3The Burrows’s Delta has enjoyed popularity among stylometrists but is somewhat provincial to that field. It is essentially a distance measure between vectors, like Cosine Similarity, but that normalizes feature distances based on their standard deviation across the corpus. See Argamon, “Interpreting Burrows’s Delta: Geometric and Probabilistic Foundations”
4David Hoover recommends further minimizing textual specificity — relative to other texts in the corpus as well as to the author’s personal style — by including in the MFW vector only those words that appear in at least 60-80% of all texts in the corpus, as a rule of thumb. This is one major parameter that Eder does not explore systematically, suggesting that he may not use a minimum document frequency. In his test of different MFW vector sizes, Eder confirms Hoover’s general recommendation that larger MFW vectors perform better (up to about 15,000 words), but adds the qualification that optimal vector size will vary with writing sample size. Since IG is 2000 words and my corpus is relatively small, I will use a 500-word vector without a minimum document frequency.

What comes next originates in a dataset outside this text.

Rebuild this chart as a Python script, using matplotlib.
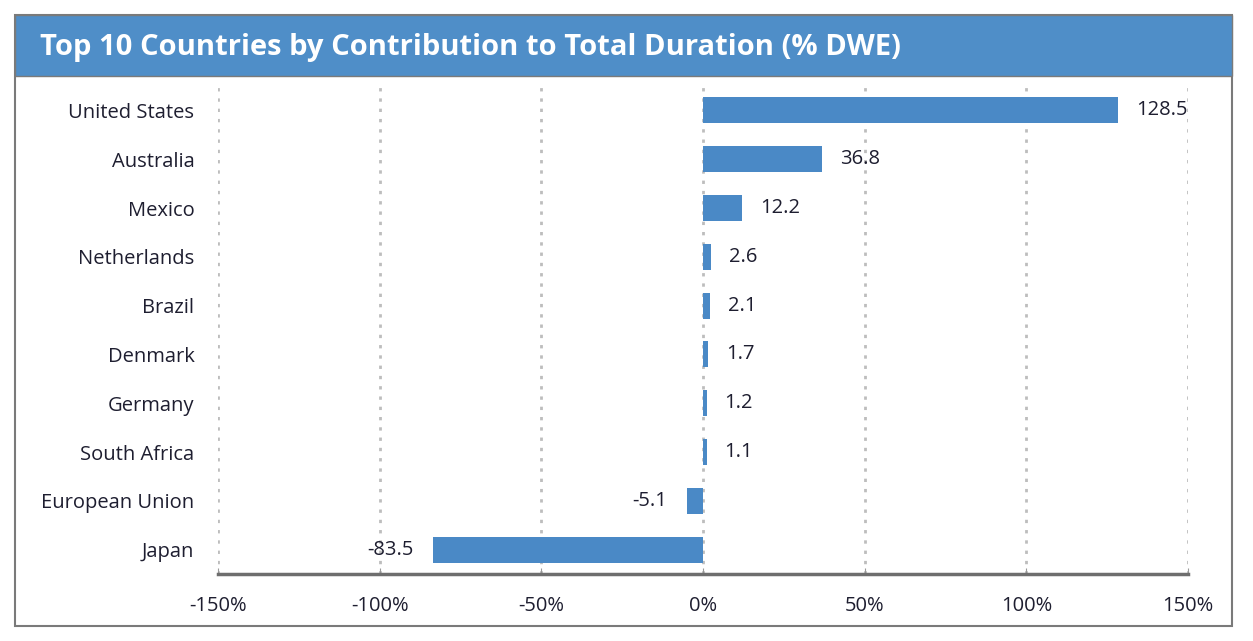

5Madrigal puts the word count at 2001 — which feels symbolic for a story about the end of the dot-com bubble — although my (imperfect) tokenizer lands at 1970. For convenience, I have referred throughout the blog post to sets of 2000 words, but in practice, I have used 1970 tokens.
6Eder validates the practice of stitching together multiple pieces in the same genre by an author, and I have done this with Bronson, Honan, and Orlean.
7Stolerman, et al. “Classify, but Verify: Breaking the Closed-World Assumption in Stylometric Authorship Attribution.” The Tenth Annual IFIP WG 11.9 International Conference on Digital Forensics. January 2014. Vienna, Austria.; Koppel et al. “The Fundamental Problem of Authorship Attribution.” English Studies. 93.3 (2012): 284-291.
8Readers who follow the link to Steve DeLong’s blog post that is embedded toward the end of this one, will find there an excerpt of an email I had sent him with some of my findings. In that email I had reported the opposite effect: when the classifier examined both Orlean’s New Yorker pieces and The Orchid Thief, it leaned toward the latter. At the time, I had been experimenting with different parameters and had followed Hoover’s suggestion to include only words with a minimum document frequency of 60%. In fact, this had reduced the size of the MFW vector to under 200. Since then, I have preferred to not to use a minimum document frequency and simply to use the 500 most frequent words, due to the smallness of the corpus.